Dalam Keppres itu diatur bahwa sejak 1984, UU Pokok Agraria 1960 berlaku sepenuhnya di Yogyakarta. Keppres ini pun dikuatkan lewat Perda DIY Nomor 3 Tahun 1984 tentang pemberlakukan UU Pokok Agraria di Yogyakarta. Pasal 3 Perda itu berbunyi, “Dengan berlakunya Peraturan Daerah ini, maka segala ketentuan peraturan perundang-undangan Daerah Istimewa Yogyakarta yang mengatur tentang agraria dinyatakan tidak berlaku lagi.”
"Seharusnya sejak ada UU Pokok Agraria segala tanah swapraja termasuk Sultan Ground sudah terhapus secara sendirinya," kata Dewi saat dihubungi reporter Tirto.
Menurut Dewi, Sultan Ground adalah salah satu bentuk diskriminasi hukum yang masih terjadi di Indonesia.
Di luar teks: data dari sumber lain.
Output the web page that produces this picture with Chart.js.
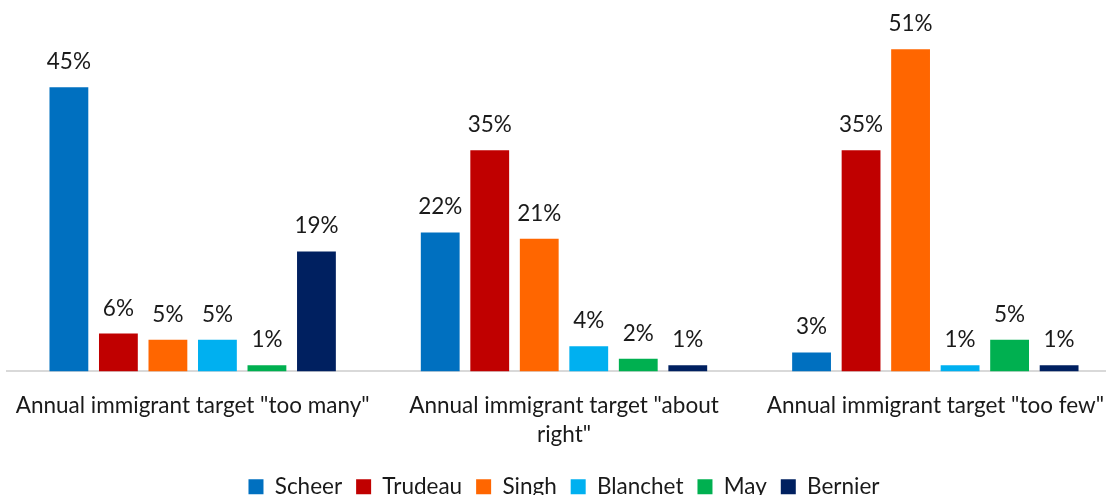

Apabila tidak diselesaikan, maka akan rawan menimbulkan masalah, tidak hanya berkaitan dengan proyesk strategis nasional, tapi juga dari masyarakat yang kerap menggunakan Sultan Ground dalam mata pencaharian.
“Saat ini semua tanah swaparaja sudah dihapuskan di Indonesia, dan klaim tanah pembebasan juga sudah tidak boleh menggunakan hak sewa dan hak pinjam, kalau menggunakan UU Pokok Agraria maka akan terhapus dengan sendirinya," terangnya.